Throughout our trip we saw many kinds of travelers : Most people with luggage seemed to be foreigners. There were lightly packed cyclists, either going all the way to Busan or doing a section of the trail at a time. We met an older man with a folding bike, and another who wanted to complete the course as a bucket list wish. Someone who took the train to one town and would ride up two towns and take the train back to Seoul. Everyone goes at their own pace.

Camping in an empty campground. Stars in the dark sky. Deafening jets. Millions of Dandelions backlit by the shiny sun. A cat burglar in the middle of the night.

Day 4: My thighs were quietly screaming by now. Could I go on? What was the alternative… we lost the path for a while, rather, we found ourselves in a detour. But it was a reward for Day 2, when drenched in rainwater and pants dirtied with mud, my wet socks and shoes squeaked for hours while passing the misty fog hugged hills. 

Day 5: the Suanbo waterfall, we snacked on a convenience store ham sandwich, saltine crackers, and 2 broiled eggs. Lounging on the warm rock and watching the tadpole munching on the mossy boulders below my feet, my anxiety started to disappear.  I laid out my shorts and tank top to dry in the sun. A group of ajumas came and gave us an orange, two boiled eggs and two mugwort black sesame rice cakes. I grazed on the rice cake like it was my last. 

The skies were clear and I had forgotten the road we came on. 

Day 5: I met two mountains that wiped me out.

But we made it to 문경 Mungyeong and enjoyed the 온천 Hot Springs for 9,000KRW. I did a recovery session between the hot, freezing, and sauna rooms.

Then the bus back to Seoul.

My favorite sections were from 양평 Yangpyeong to 수안보 Suanbo which swept through bucolic rolling hills along the Hangang and the backyards of local countryside people. 
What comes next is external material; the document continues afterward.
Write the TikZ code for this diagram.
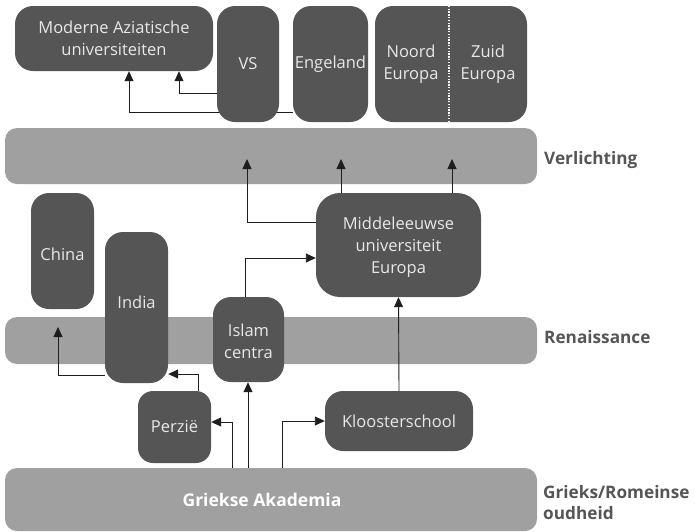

Most people stay in local accommodations or camp. I did both, but preferred local accommodations for this trip as my camping provisions were limited and most sites were off season, overpriced, or off limits. In the future doing more research as to primitive camping in late spring, early summer and fall would be ideal, but accommodations were cheap at ~35,000KRW per person a night.

I think I’ll put this memory in my pocket for future travels.